Wunibald Deininger (5 March 1879, Vienna – 28 August 1963, Salzburg) was an Austrian architect and art teacher.

== Life and work ==
His father Julius, uncle Johann and brother Theodor (1881–1908) were all architects. His mother Ludmilla, née Schönfuss, was originally from Moravia.

He began his studies at the Gewerbeschule (Industrial school). In 1898, he transferred to the Academy of Fine Arts, where he began with Victor Luntz, then studied with Otto Wagner for three years. In 1901, he was awarded the academy's Gundel-Prize for excellence. Upon graduating, he was presented with a scholarship that enabled him to study in Rome.

Before establishing an independent practice in 1910, he worked with his father. His first fully independent project was a home for J. E. Steiner, a manufacturer of furniture fabrics. After that, he specialized in family houses, inspired by his time in Italy, with elements from English architecture. He designed buildings in Ostrava as well as Vienna. During World War I, he lived in Italy.
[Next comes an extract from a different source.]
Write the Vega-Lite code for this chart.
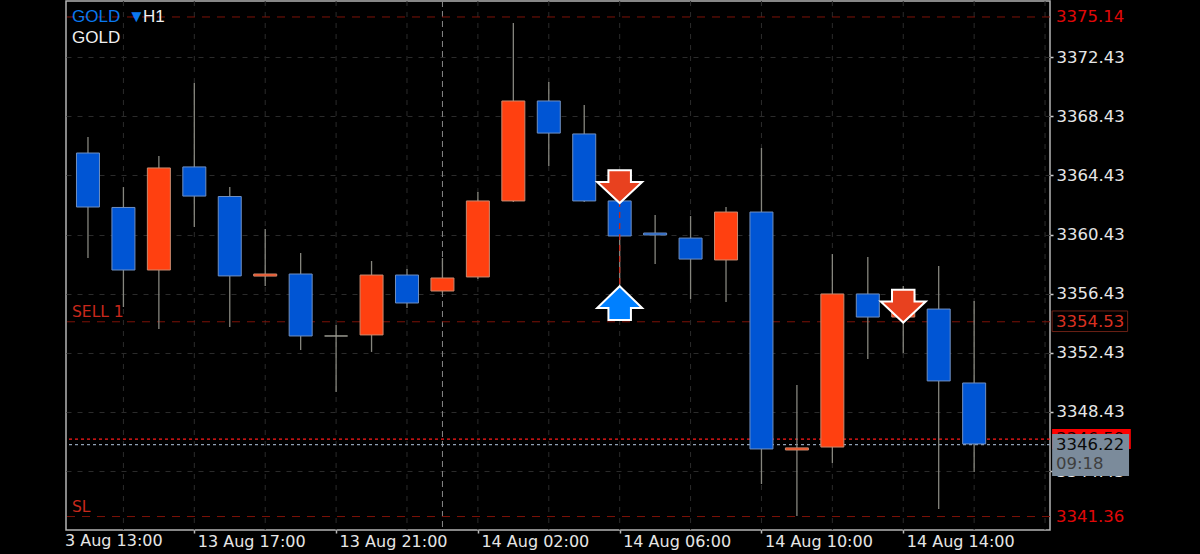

After the war, he obtained a position at an industrial school in Salzburg. From 1931 to 1946, he served as a professor at the Graz University of Technology where, on two occasions, he briefly held the position of Dean of the School of Architecture. Back in Salzburg, he designed both residential and commercial buildings, as well as becoming involved in urban planning. Many of his original sketches and plans are held by the Salzburg Museum.